周祁双腿有疾,跪久就难受,周一看在眼里,恨不能替主子遭罪,刚想问周祁有无好点,反被他拉起身,顺将小顺子也喊近,轻摸着两人脸上伤处:“可疼得厉害?”
皆是摇头。
护主是多光荣的事,满足盖过疼痛不知有多少,这会若非周祁问起,两人净没注意这茬:“您别担心我们,这伤就是看着严重,其实一点也不疼。”
“真的?”
皆又点头。
嘴硬不过一瞬,被周祁指腹按压上去,当即痛得龇牙咧嘴,嘴刚呼呼两口气,就见周祁似笑非笑:“不是不疼?”
“奴才不是怕您担心嚒..”
紧想起周祁腰也受伤,一改对自己时的敷衍,欲赶去请太医来看,被周祁喊住,笑骂声傻:“眼都差点肿成缝了,还顾着我。”
为这两个不省心的气又心疼,看里头就自个伤得最轻,请问胥春:“可否准我去太医院讨些伤药?”
胥春施个回话的礼,一板一眼:“公子尚在禁足,未得圣上恩准不得擅自出殿。”
劳人代取照样不可:“皇上有令,今日参与打斗者,为儆效尤,皆不准上药、”语顿恭敬瞧向周祁:“也包括您在内。”
求人无果,只得另谋他法。
昏君性情怪虐,最是不饶人,况今日事事他都占理,当褚君陵轻易揭过是为什么,敢情是候在这:“劳谢公公相告。”
望周一又摩拳擦掌,佯怒将人喝止,胥春不是寻常奴才,褚君陵留他目的也显然,得罪对方无疑是打昏君的脸:“非要我遭罚才痛快?”
周一霎时恹气。
桂忠端着新煎好的汤药的走进,见周一还在挨训,心舒畅了点,瞧胥春也在愣了愣,买好打声招呼:“胥春公公。”

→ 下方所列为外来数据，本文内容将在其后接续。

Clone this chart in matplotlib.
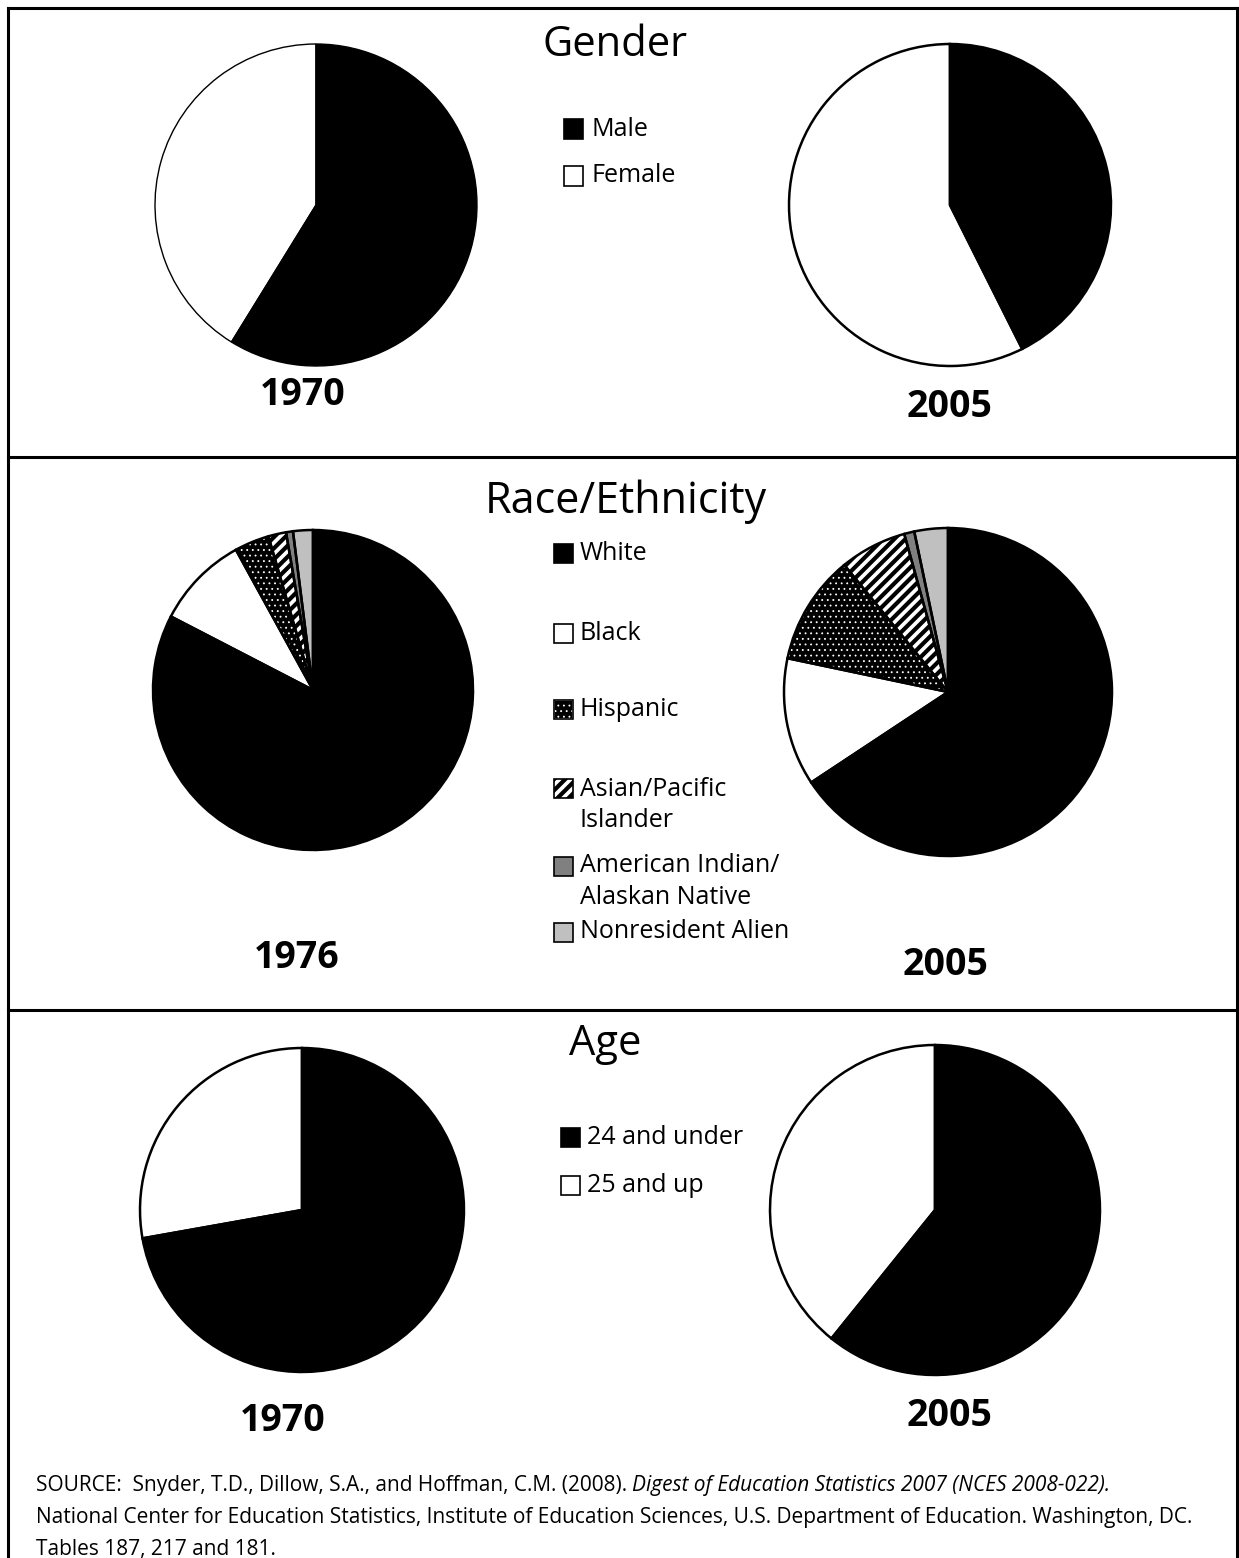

胥春淡淡点头,提过桂忠手中药盏,倒进碗中待冷,顺转告他:圣上有嘱,让桂忠药送到后即刻滚去正殿一趟。
桂忠让这‘滚’字吓得心突突,问是圣上原话,声直忐忑:“敢问公公,皇上可有说召奴才去作甚?”
胥春但笑不语,目光轻指向周祁。
“这、”这事不是过了嚒..
圣上分明已经饶他,怎的煮个药回来又逃不过?
想到什么,恶狠狠瞪向周一,质问他是不是在圣上跟前告了自己黑状。
周一拿鼻子嗅药是否真是周祁平日喝的,冷不防被冤枉,正要骂人,就看桂忠嘴打着颤,又愤又恐,被稍后可能面临的惩罚吓到湿眶,心坏地改口:“是我又如何?告的就是你!”

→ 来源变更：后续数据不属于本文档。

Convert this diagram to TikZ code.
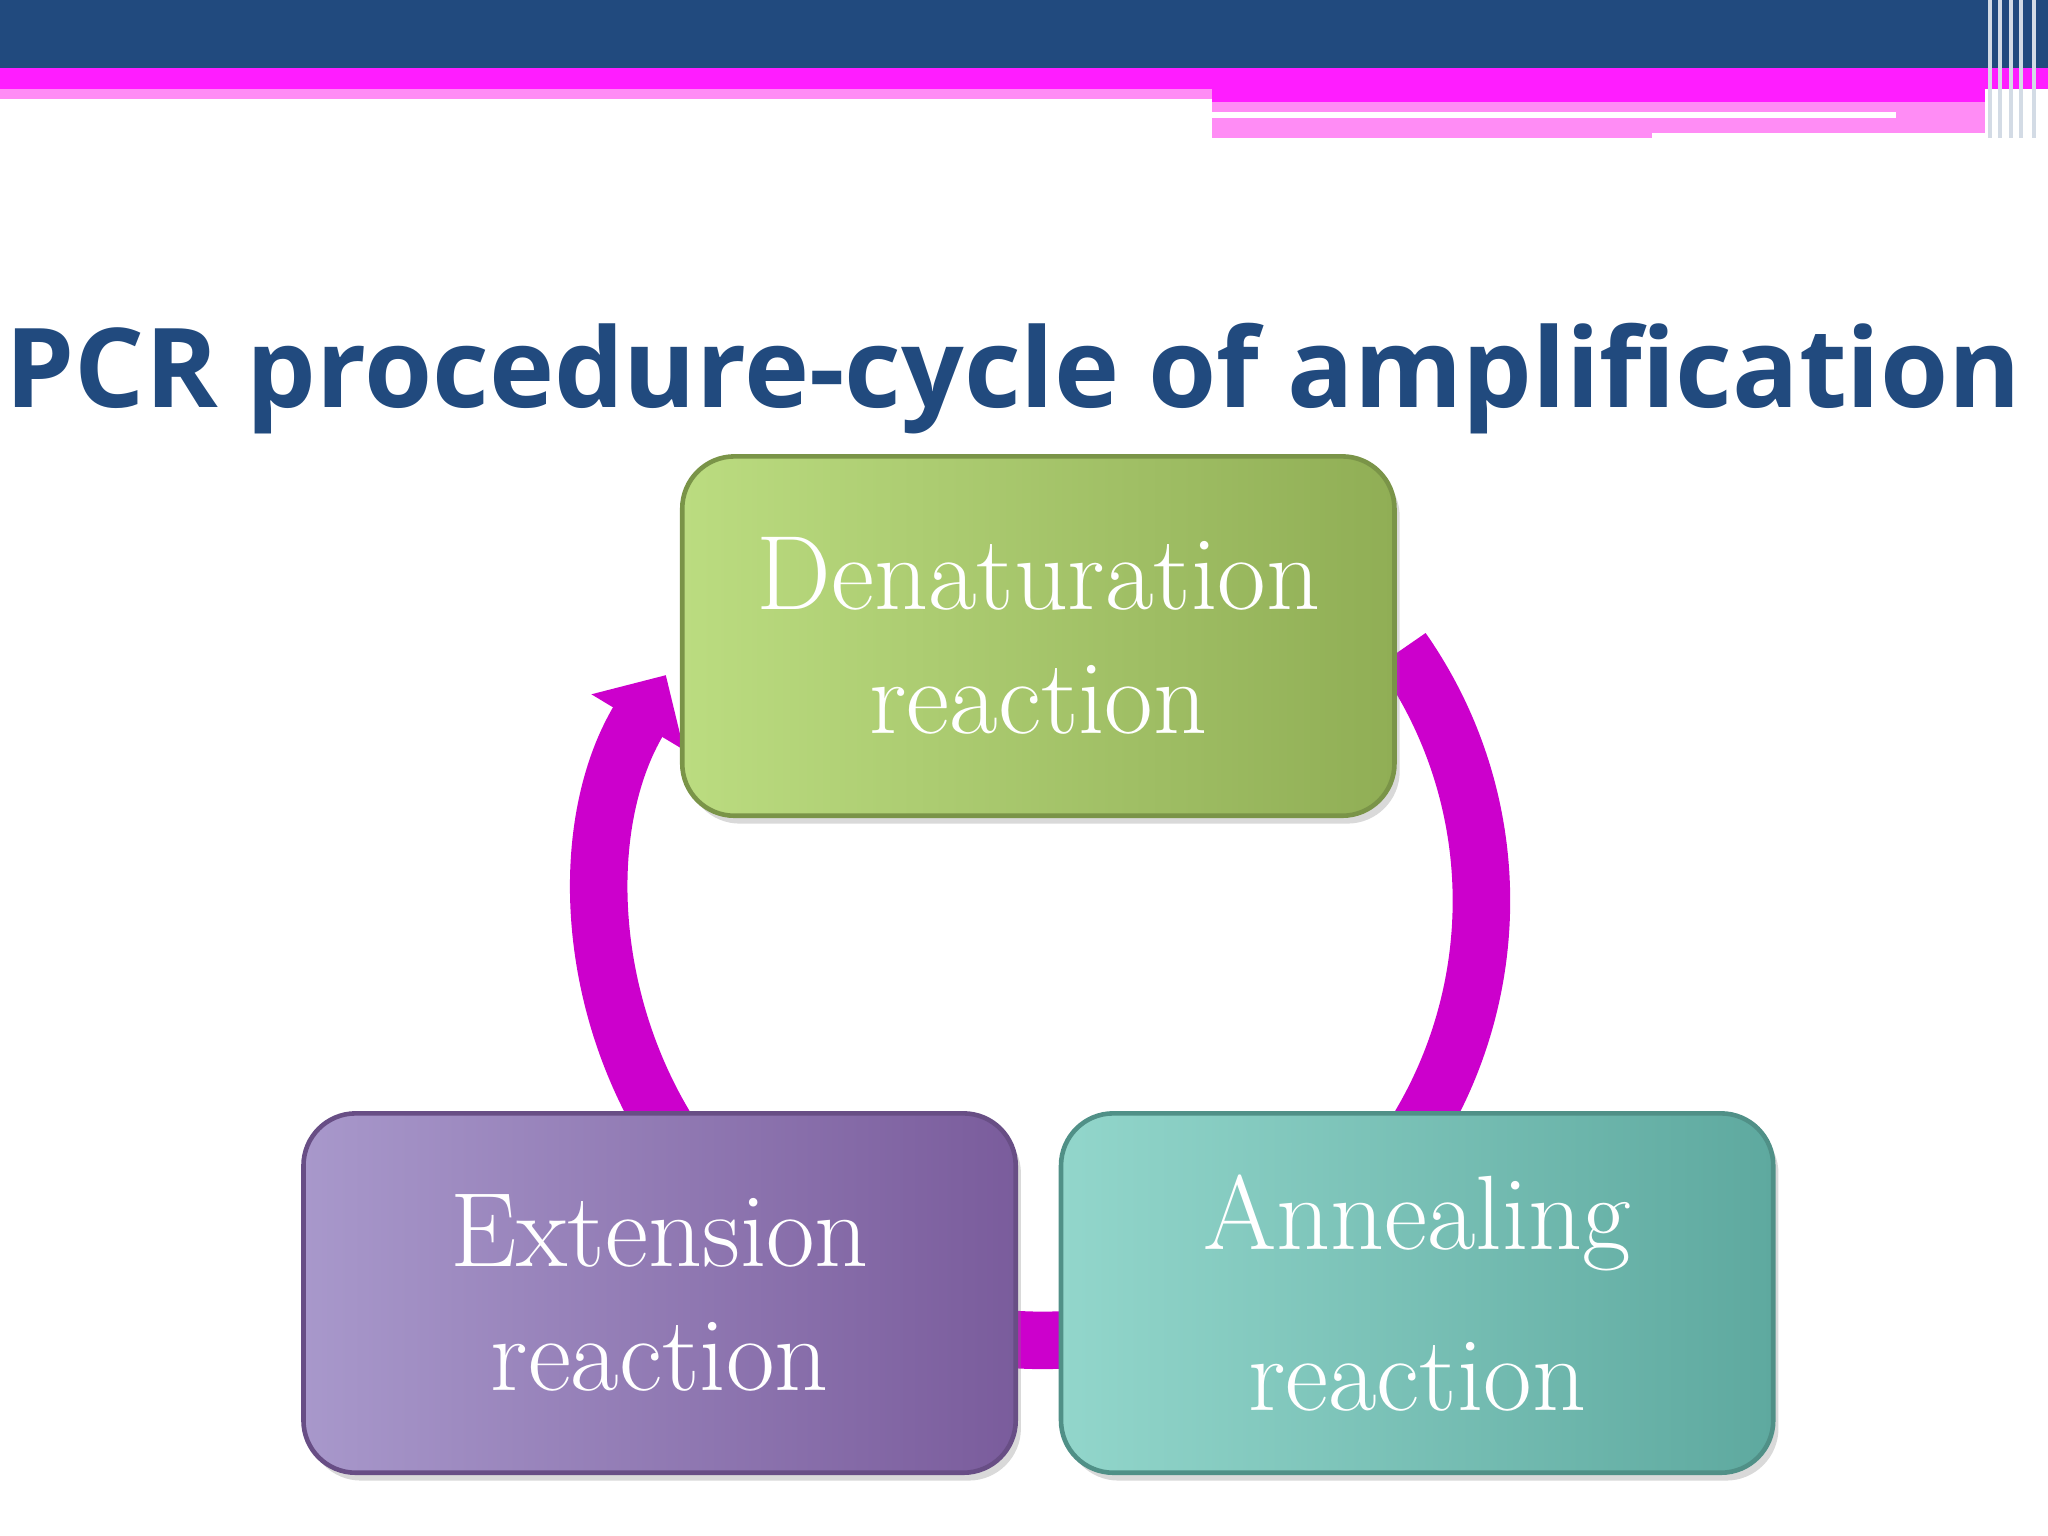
\documentclass[tikz,border=0pt]{standalone}
\usepackage{fontspec}
\newfontfamily\titlefont{Open Sans}
\usetikzlibrary{arrows.meta,shadows}
\definecolor{navy}{HTML}{214A7E}
\definecolor{hotpink}{HTML}{FF1DFF}
\definecolor{palepink}{HTML}{FF8CF5}
\definecolor{ringcol}{HTML}{CC00CC}
\definecolor{greenA}{HTML}{BBDC80}
\definecolor{greenB}{HTML}{90AE55}
\definecolor{violA}{HTML}{A898CB}
\definecolor{violB}{HTML}{7A5C9C}
\definecolor{tealA}{HTML}{92D6CB}
\definecolor{tealB}{HTML}{5EA99F}

\tikzset{
  stage/.style={rounded corners=0.4cm, minimum width=5.45cm, minimum height=2.75cm,
    text=white, align=center, font=\fontsize{23}{27}\selectfont, line width=1pt,
    shading angle=90,
    drop shadow={shadow xshift=0.04cm, shadow yshift=-0.06cm, opacity=0.3}},
  ring/.style={line width=0.44cm, ringcol}
}

\begin{document}
\begin{tikzpicture}[x=0.01cm, y=-0.01cm]
  \useasboundingbox (0,0) rectangle (1568,1176);
  % banner
  \fill[navy] (0,0) rectangle (1568,52);
  \fill[hotpink] (0,52) rectangle (1568,68);
  \fill[palepink] (0,68) rectangle (928,76);
  \fill[hotpink] (928,68) rectangle (1520,78);
  \fill[palepink] (928,78) rectangle (1520,106);
  \fill[white] (928,86) rectangle (1452,90);
  \fill[white] (1265,102) rectangle (1520,106);
  \foreach \x in {1522,1530,1538,1546,1556}
    \fill[white!80!navy] (\x,0) rectangle ++(3,106);

  \node[navy, font=\titlefont\bfseries\fontsize{24}{28}\selectfont] (title) at (776,290)
    {PCR procedure-cycle of amplification};

  % cycle
  \coordinate (ctr) at (798,690);
  \draw[ring, -{Triangle[length=0.42cm, width=0.8cm]}]
    (ctr) ++(35:3.36cm) arc[start angle=35, end angle=-211, radius=3.36cm];

  \node[stage, draw=greenB!85!black, left color=greenA, right color=greenB] (dena) at (795,487)
    {Denaturation\\reaction};
  \node[stage, draw=violB!85!black, left color=violA, right color=violB] (exte) at (505,990)
    {Extension\\reaction};
  \node[stage, draw=tealB!85!black, left color=tealA, right color=tealB] (anne) at (1085,990)
    {Annealing\\[8pt]reaction};
\end{tikzpicture}
\end{document}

“你!”桂忠气极了,有胥春在不敢动手,口齿无措朝人解释:“奴才没有,是他污蔑奴才,他该死、”
混乱的话被胥春打断,让他去与圣上解释,又道无人诬告桂忠,是圣上自主要见他。待碗中热气散无几剩,知是汤温呈给周祁,看桂忠还不走,善作提醒:“此处有我,你去晚皇上恐是要动怒。”